There is no question that the Legislature had the constitutional authority to enact MCL 257.601d as a strict liability offense concerning public welfare. Lambert, 355 US at 228; Quinn, 440 Mich at 188; Janes, 302 Mich App at 42. We are satisfied that imposing strict liability for the offense of committing a moving violation causing serious impairment of a body function does not offend due process. First, the offense is a misdemeanor; that is, despite the severe harm that such an offense inflicts on the victim, it is punishable only by imprisonment for not more than 93 days, or a fine of not more than $500, or both. The penalty is thus relatively small. See People v Adams, 262 Mich App 89, 98-99; 683 NW2d 729 (2004) (upholding the strict liability crime of failing to pay child support despite a potential four-year term of imprisonment). Second, because the crime is a misdemeanor only, it is far less likely to “besmirch” the defendant. Cf. Wulff, 758 F 2d at 1125 (“[A] felony conviction irreparably damages one’s reputation . . . .”). Thus, we conclude that it does not offend due process to hold individuals strictly liable for committing moving violations that cause serious impairment of a body function to another individual.

In sum, MCL 257.601d imposes strict liability on a motorist who commits a moving violation causing serious impairment of a body function to another person, when the moving violation is the factual and proximate cause of the injury, and MCL 257.60M is constitutional. The prosecution is not required to prove that defendant operated his vehicle in a negligent manner, and the trial court erred by so concluding.

Reversed and remanded for proceedings not inconsistent with this opinion. We do not retain jurisdiction.
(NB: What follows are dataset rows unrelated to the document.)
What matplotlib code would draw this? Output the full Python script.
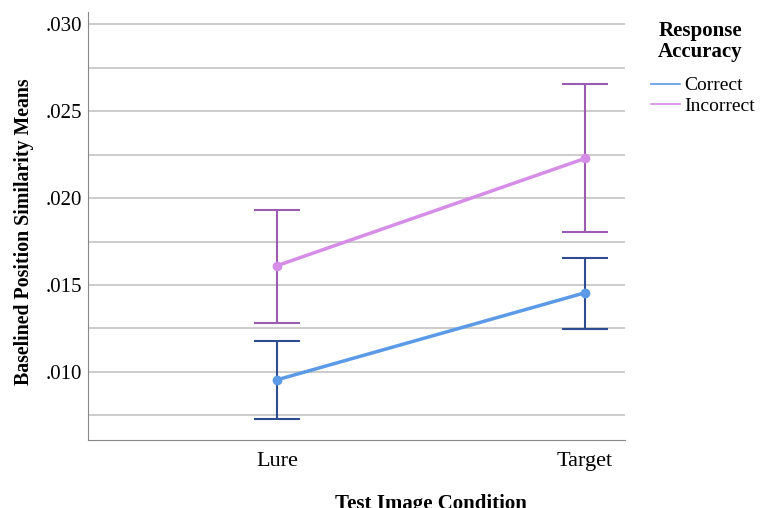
import matplotlib.pyplot as plt
from matplotlib.ticker import MultipleLocator, FuncFormatter

conditions = ["Lure", "Target"]
series_names = ["Correct", "Incorrect"]
correct_means = [0.00954, 0.01455]
correct_upper = [0.01179, 0.01657]
correct_lower = [0.00729, 0.01248]
incorrect_means = [0.01611, 0.02228]
incorrect_upper = [0.01934, 0.02654]
incorrect_lower = [0.01282, 0.01807]

plt.rcParams['font.family'] = ['Liberation Serif', 'DejaVu Serif']

fig = plt.figure(figsize=(7.6, 5.08), dpi=100)
ax = fig.add_axes([0.1158, 0.134, 0.7065, 0.842])

x = list(range(len(conditions)))
styles = [
    (correct_means, correct_lower, correct_upper, '#5b9ae6', '#2f4c8f'),
    (incorrect_means, incorrect_lower, incorrect_upper, '#d68de8', '#9a5bb0'),
]
for name, (m, lo, hi, lc, ec) in zip(series_names, styles):
    err = [[mi - l for mi, l in zip(m, lo)], [h - mi for mi, h in zip(m, hi)]]
    ax.errorbar(x, m, yerr=err, fmt='none', ecolor=ec, elinewidth=1.5,
                capsize=16.5, capthick=1.5, zorder=3)
    ax.plot(x, m, color=lc, lw=2.5, marker='o', ms=6, label=name, zorder=4)

ax.set_xlim(-0.614, 1.13)
ax.set_ylim(0.00608, 0.0307)
ax.set_xticks(x)
ax.set_xticklabels(conditions, fontsize=16)
ax.yaxis.set_major_locator(MultipleLocator(0.005))
ax.yaxis.set_minor_locator(MultipleLocator(0.0025))
ax.yaxis.set_major_formatter(FuncFormatter(lambda v, p: ('%.3f' % v).lstrip('0')))
ax.tick_params(axis='y', labelsize=15, length=0, which='both', pad=4)
ax.tick_params(axis='x', length=0, pad=9)
ax.grid(axis='y', which='both', color='#c4c4c4', lw=1.2, zorder=0)
for s in ['top', 'right']:
    ax.spines[s].set_visible(False)
for s in ['left', 'bottom']:
    ax.spines[s].set_color('#888888')

ax.set_ylabel('Baselined Position Similarity Means', fontsize=14.3, fontweight='bold')
ax.yaxis.set_label_coords(-0.1, 0.488)
ax.set_xlabel('Test Image Condition', fontsize=15, fontweight='bold', va='top')
ax.xaxis.set_label_coords(0.639, -0.126)

fig.text(0.921, 0.919, 'Response\nAccuracy', ha='center', va='center',
         fontsize=15, fontweight='bold', linespacing=1.05)
handles = [plt.Line2D([], [], color='#5b9ae6', lw=1.2),
           plt.Line2D([], [], color='#d68de8', lw=1.2)]
leg = fig.legend(handles, series_names, loc='upper left', bbox_to_anchor=(0.844, 0.868),
                 frameon=False, fontsize=14, borderpad=0,
                 handlelength=1.5, handletextpad=0.2, labelspacing=0.15)

fig.savefig('out.png', dpi=100)
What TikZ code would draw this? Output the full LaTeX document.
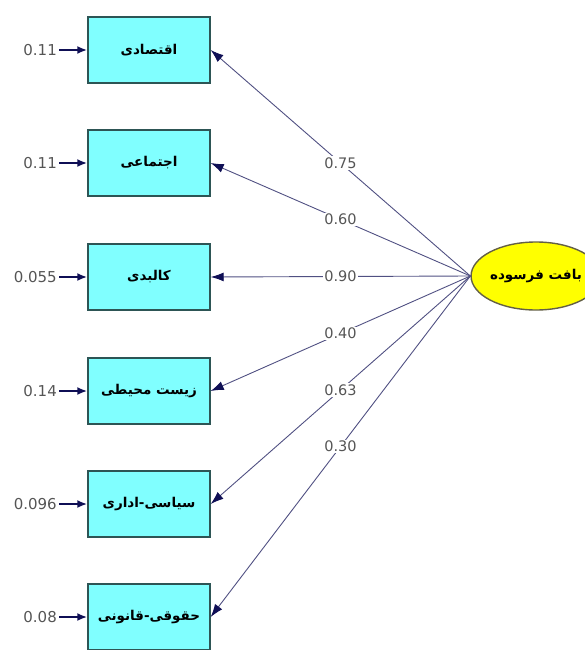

Wilder, P.J., and Servitto and Stephens, JJ., concurred. 
      
       This conclusion is also supported by the legislative history. We recognize “that legislative [bill] analyses are ‘generally unpersuasive tool[s] of statutory construction’ ” and “do not necessarily represent the views of any individual legislator.” Kinder Morgan Mich, LLC v City of Jackson, 277 Mich App 159, 170; 744 NW2d 184 (2007) (citation omitted; second alteration in original). However, the analyses “do have probative value in certain, limited circumstances.” Id.
      
      MCL 257.601d was added to the Michigan Vehicle Code by 2008 PA 463, effective October 31, 2010. At the same time MCL 257.601d was added, the offenses of negligent homicide, MCL 750.325, and felonious driving, MCL 257.626c, were repealed. The legislative bill analyses, attached to the prosecution’s brief, suggest that the changes were made in response to concerns by legislators that
      [t]he current standard for determining whether a person is guilty of negligent homicide or felonious driving is ambiguous, based on whether the person operated the vehicle in a careless, reckless or negligent manner. The language prescribing those offenses is antiquated and based on common law notions of negligence. Applying those concepts to criminal law creates some uncertainty about what constitutes a violation, leading to inconsistent enforcement of the law. For example, a driver who loses control of a car on an icy overpass and is involved in a fatal accident could have foreseen the possibility that the bridge might be icy, and therefore could be charged with negligent homicide, although most people would not consider that to be appropriate in such a case. The bill would remove that ambiguity, and instead enact prohibitions under which a person would not be guilty of a criminal offense unless a moving violation had occurred. This would reduce inconsistencies in the application of the law and clarify proscribed conduct. [Senate Legislative Analysis, SB 104, August 5, 2008, available at <http://www.legislature.mi.gov/documents/2007-2008/ billanalysis/Senate/pdf/2007-SFA-0104-B.pdf> (accessed March 26, 2015) [http://perma.cc/9M4M-JY5T].]
      By enacting MCL 257.601d and repealing the felonious driving and negligent homicide statutes, the Legislature sought to erase uncertainty about what conduct was punishable by focusing solely on whether a motorist committed a moving violation, instead of determining whether the motorist’s conduct was careless, reckless, or negligent.